10. The Interview Experience will Boost Calls for Sharing the Numbers: I’m biased here as many know I am working on a film numbers project now, but among the many things that came out of The Interview disaster was that it became glaringly obvious to many more people that we know almost nothing about what’s being made on VOD. Mainstream press started to comment on this, the public started wondering why the heck we don’t know more about what’s being made on which platforms. I suspect we’ll see even more industry, press and public calls for bringing more transparency to the numbers, and it’s about time.

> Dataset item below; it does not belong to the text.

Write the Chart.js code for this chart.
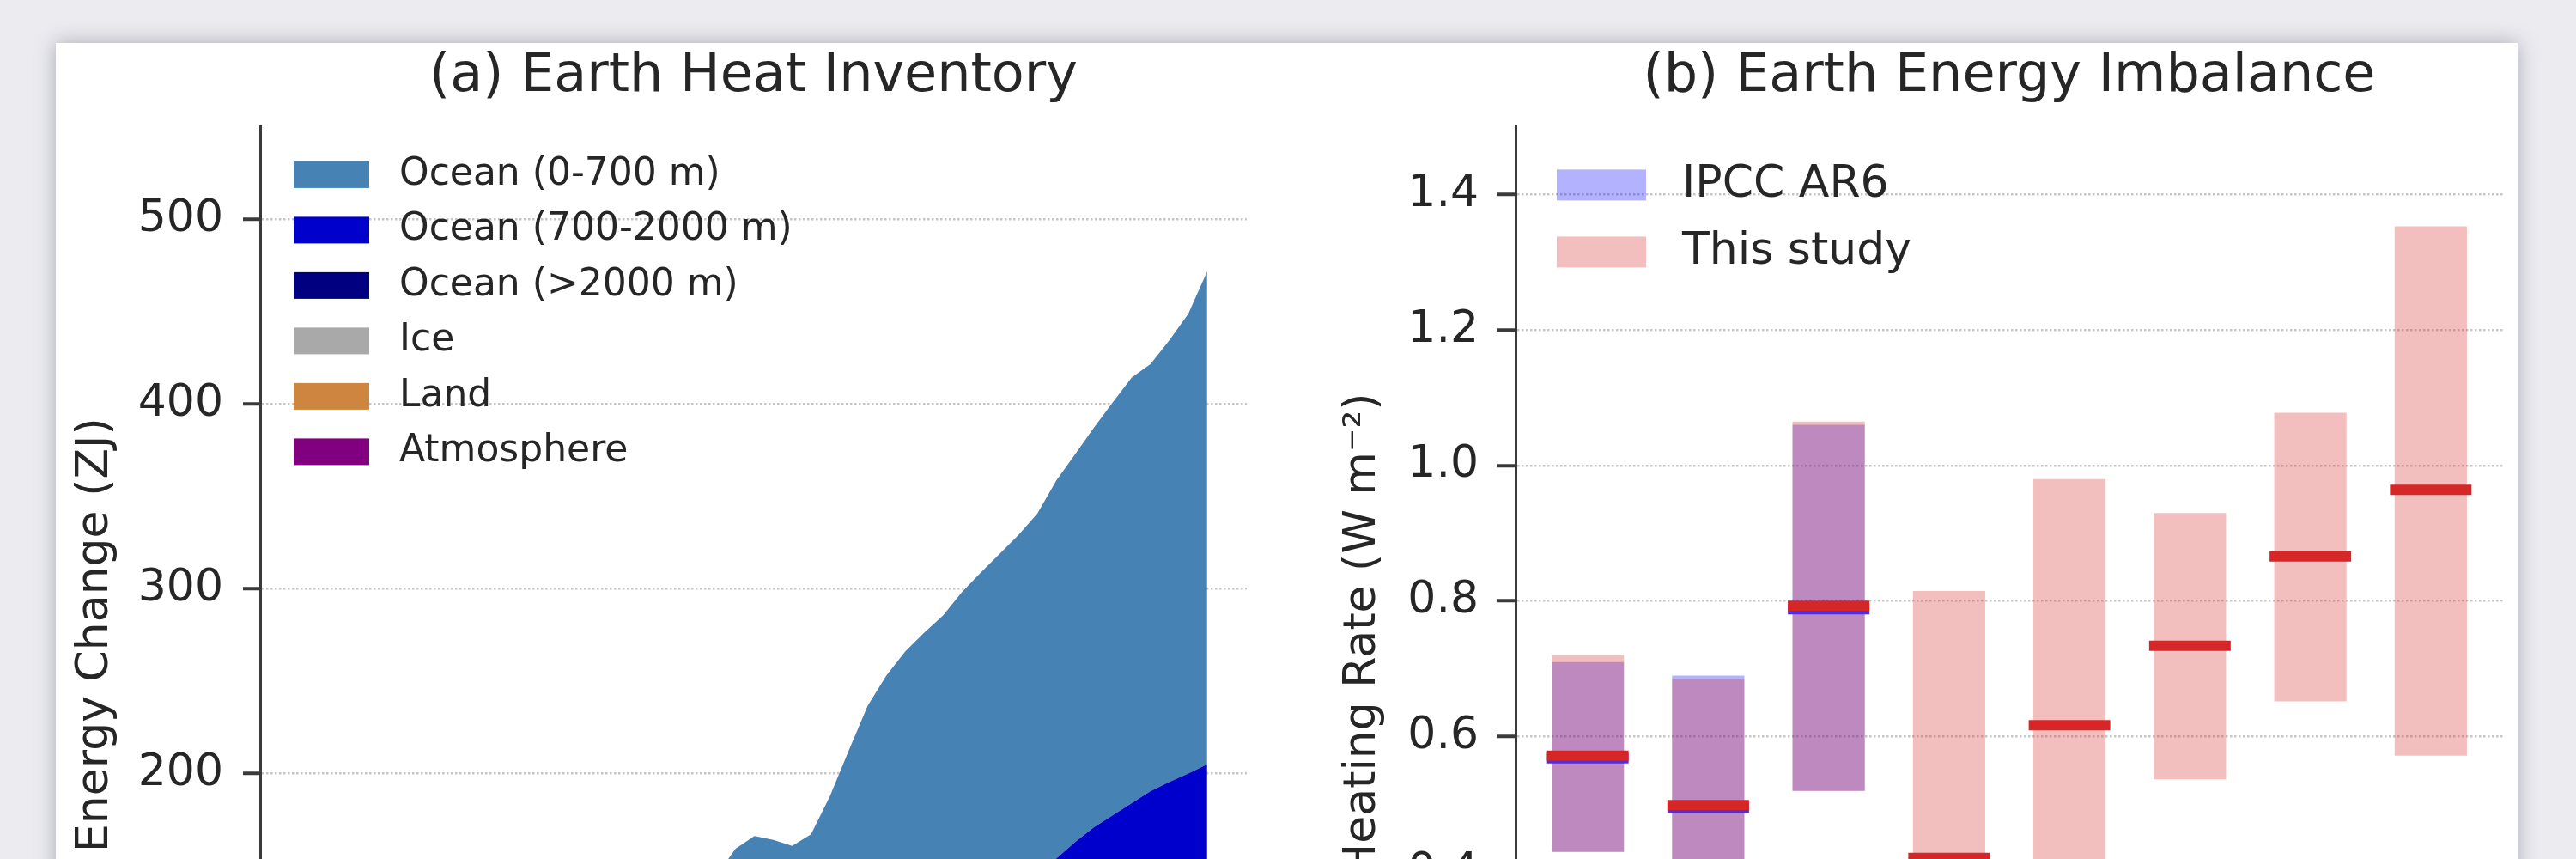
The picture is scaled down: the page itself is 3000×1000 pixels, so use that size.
<!DOCTYPE html>
<html>
<head>
<meta charset="utf-8">
<script src="https://cdn.jsdelivr.net/npm/chart.js"></script>
<style>
  html, body { margin: 0; padding: 0; }
  body { width: 3000px; height: 1000px; overflow: hidden; background: #ebebf0; position: relative; }
  .card { position: absolute; left: 65px; top: 50px; width: 2867px; height: 1200px; background: #fff;
          box-shadow: 0 0 22px rgba(50, 50, 70, 0.35); }
  .panel { position: absolute; top: 0; }
  #left { left: 0; }
  #right { left: 1450px; }
</style>
</head>
<body>
<div class="card"></div>
<div class="panel" id="left"><canvas id="heatChart" width="1550" height="1400"></canvas></div>
<div class="panel" id="right"><canvas id="eeiChart" width="1550" height="1400"></canvas></div>
<script>
// ---- panel (a): heat inventory, ZJ per layer (stacked) ----
const years = [1971,1972,1973,1974,1975,1976,1977,1978,1979,1980,
               1981,1982,1983,1984,1985,1986,1987,1988,1989,1990,
               1991,1992,1993,1994,1995,1996,1997,1998,1999,2000,
               2001,2002,2003,2004,2005,2006,2007,2008,2009,2010,
               2011,2012,2013,2014,2015,2016,2017,2018,2019,2020]
const atmosphere = [0,0,0,0,1,1,1,1,1,1, 1,1,1,2,2,2,2,2,2,2, 2,2,3,3,3,3,3,3,3,3,
                    3,4,4,4,4,4,4,4,4,5, 5,5,5,5,5,5,5,6,6,6]
const land = [0,0,1,1,2,2,2,3,3,4, 4,5,5,5,6,6,7,7,8,8, 9,9,10,10,11,11,12,12,13,13,
              14,14,15,15,16,16,17,17,18,18, 19,19,20,20,21,21,22,22,23,24]
const ice = [0,0,1,1,1,1,2,2,2,2, 3,3,3,3,4,4,4,5,5,5, 6,6,6,7,7,7,8,8,8,9,
             9,9,10,10,10,11,11,12,12,13, 13,14,14,15,15,16,16,17,17,18]
const oceanDeep = [0,1,1,2,3,3,4,5,5,6, 7,7,8,9,10,10,11,12,12,13, 14,15,15,16,17,18,18,19,20,21,
                   21,22,23,24,24,25,26,27,28,28, 29,30,31,32,32,33,34,35,36,37]
const oceanMid = [0,1,1,2,2,3,4,5,8,9, 10,12,15,16,17,21,23,25,28,32, 33,37,40,42,45,49,52,56,59,62,
                  66,68,69,72,75,76,77,78,79,80, 81,86,93,99,104.5,109,113.5,115.5,118,120]
const oceanUpper = [0,3,5,9,11,14,17,20,22,25, 28,30,32,35,37,39,41,44,46,48, 51,55,60,67,76.4,78.2,71.2,62.9,64.2,79.7,
                    99.5,119.6,132.1,141.1,147.3,153.5,163.2,170.8,177.9,185.1,
                    193.7,204.5,209.8,216.2,223.4,230.3,231.1,239,248.8,266.6]

// ---- panel (b): energy imbalance ranges, W m-2 ----
const slots = [0,1,2,3,4,5,6,7]
const ipccLow = [0.43, 0.32, 0.52]
const ipccHigh = [0.71, 0.69, 1.06]
const ipccMid = [0.568, 0.495, 0.788]
const studyLow = [0.43, 0.32, 0.52, 0.03, 0.255, 0.537, 0.652, 0.572]
const studyHigh = [0.72, 0.685, 1.065, 0.815, 0.98, 0.93, 1.078, 1.353]
const studyMid = [0.572, 0.499, 0.793, 0.421, 0.617, 0.734, 0.866, 0.964]

Chart.defaults.font.family = '"DejaVu Sans", sans-serif'
Chart.defaults.color = '#262626'

// legend drawn inside the plot, matplotlib style
const boxLegend = {
  id: 'boxLegend',
  afterDraw(chart, args, opts) {
    const ctx = chart.ctx
    const area = chart.chartArea
    ctx.save()
    ctx.font = opts.fontSize + 'px "DejaVu Sans"'
    ctx.textBaseline = 'middle'
    ctx.textAlign = 'left'
    opts.order.forEach((di, row) => {
      const ds = chart.data.datasets[di]
      const x = area.left + opts.left
      const y = area.top + opts.top + row * opts.step
      ctx.fillStyle = ds.backgroundColor
      ctx.fillRect(x, y - opts.boxH / 2, opts.boxW, opts.boxH)
      ctx.fillStyle = '#262626'
      ctx.fillText(ds.label, x + opts.boxW + opts.gap, y)
    })
    ctx.restore()
  }
}

function gridY(width) {
  return {
    grid: { color: 'rgba(160,160,160,0.6)', lineWidth: 2.5, tickColor: '#3a3a3a', tickWidth: 4, tickLength: 20 },
    border: { display: true, color: '#3a3a3a', width: 3, dash: [2.5, 2.5] },
    afterFit: (s) => { s.width = width }
  }
}

function layer(label, values, color, fill) {
  return {
    label: label,
    data: years.map((yr, i) => ({ x: yr, y: values[i] })),
    backgroundColor: color,
    borderColor: color,
    borderWidth: 0,
    pointRadius: 0,
    tension: 0,
    fill: fill
  }
}

new Chart(document.getElementById('heatChart'), {
  type: 'line',
  data: {
    datasets: [
      layer('Atmosphere', atmosphere, '#800080', 'origin'),
      layer('Land', land, '#cd853f', '-1'),
      layer('Ice', ice, '#a9a9a9', '-1'),
      layer('Ocean (>2000 m)', oceanDeep, '#000080', '-1'),
      layer('Ocean (700-2000 m)', oceanMid, '#0000cd', '-1'),
      layer('Ocean (0-700 m)', oceanUpper, '#4682b4', '-1')
    ]
  },
  plugins: [boxLegend],
  options: {
    responsive: false,
    animation: false,
    events: [],
    layout: { padding: { left: 60, right: 98, top: 20, bottom: 69 } },
    plugins: {
      legend: { display: false },
      tooltip: { enabled: false },
      title: {
        display: true,
        text: '(a) Earth Heat Inventory',
        fullSize: false,
        color: '#262626',
        font: { size: 62, weight: 'normal' },
        padding: { top: 33, bottom: 20 }
      },
      boxLegend: { order: [5, 4, 3, 2, 1, 0], left: 39, top: 56, step: 64.5, boxW: 88, boxH: 31, gap: 35, fontSize: 44 }
    },
    scales: {
      x: { type: 'linear', min: 1969.8, max: 2022.1, display: false },
      y: {
        stacked: true,
        min: 0,
        max: 550,
        ticks: { stepSize: 100, includeBounds: false, padding: 23, font: { size: 52 } },
        title: { display: true, text: 'Energy Change (ZJ)', font: { size: 52 }, padding: { top: 20, bottom: 0 } },
        ...gridY(243)
      }
    }
  }
})

new Chart(document.getElementById('eeiChart'), {
  type: 'bar',
  data: {
    datasets: [
      {
        label: 'IPCC AR6',
        data: ipccLow.map((lo, i) => ({ x: slots[i], y: [lo, ipccHigh[i]] })),
        backgroundColor: 'rgba(0,0,255,0.3)',
        borderWidth: 0,
        grouped: false,
        order: 4
      },
      {
        label: 'This study',
        data: studyLow.map((lo, i) => ({ x: slots[i], y: [lo, studyHigh[i]] })),
        backgroundColor: 'rgba(214,39,40,0.3)',
        borderWidth: 0,
        grouped: false,
        order: 3
      },
      {
        type: 'line',
        label: 'IPCC AR6 central',
        data: ipccMid.map((v, i) => ({ x: slots[i], y: v })),
        showLine: false,
        pointStyle: 'line',
        pointRadius: 47.5,
        pointBorderWidth: 12,
        pointBorderColor: 'rgb(85,45,215)',
        order: 2
      },
      {
        type: 'line',
        label: 'This study central',
        data: studyMid.map((v, i) => ({ x: slots[i], y: v })),
        showLine: false,
        pointStyle: 'line',
        pointRadius: 47.5,
        pointBorderWidth: 12,
        pointBorderColor: 'rgb(214,39,40)',
        order: 1
      }
    ]
  },
  plugins: [boxLegend],
  options: {
    responsive: false,
    animation: false,
    events: [],
    categoryPercentage: 1,
    barPercentage: 0.6,
    layout: { padding: { left: 60, right: 85, top: 20, bottom: 69 } },
    plugins: {
      legend: { display: false },
      tooltip: { enabled: false },
      title: {
        display: true,
        text: '(b) Earth Energy Imbalance',
        fullSize: false,
        color: '#262626',
        font: { size: 62, weight: 'normal' },
        padding: { top: 33, bottom: 20 }
      },
      boxLegend: { order: [0, 1], left: 48, top: 68, step: 78, boxW: 104, boxH: 36, gap: 42, fontSize: 52 }
    },
    scales: {
      x: { type: 'linear', min: -0.6, max: 7.6, offset: false, display: false,
           ticks: { stepSize: 1, includeBounds: false } },
      y: {
        min: 0,
        max: 1.5,
        ticks: { stepSize: 0.2, includeBounds: false, padding: 21, font: { size: 52 },
                 callback: (v) => v.toFixed(1) },
        title: { display: true, text: 'Heating Rate (W m\u207B\u00B2)', font: { size: 52 }, padding: { top: 46, bottom: 0 } },
        ...gridY(255),
        grid: { color: 'rgba(160,160,160,0.6)', lineWidth: 2.5, tickColor: '#3a3a3a', tickWidth: 4, tickLength: 22 }
      }
    }
  }
})
</script>
</body>
</html>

Those are the ten things I see in store for 2015. I suspect a lot of other things (privacy, hacking, world politics, etc) will see many more important developments, but that’s what I see for film. What I’d like to see happen probably won’t: To my mind, there hasn’t been a single invention that has changed culture the way Kickstarter did since the time of their founding. Literally nothing. I’d like to see someone launch something equally game-changing in 2015. It wouldn’t be anything to do with the crowd, but rather something that takes advantage of the net and the zeitgeist in a similarly game-changing fashion. I hope someone launches whatever this is in 2015, but I won’t be holding my breath, and I have no idea what it could be – or I wouldn’t be working in film!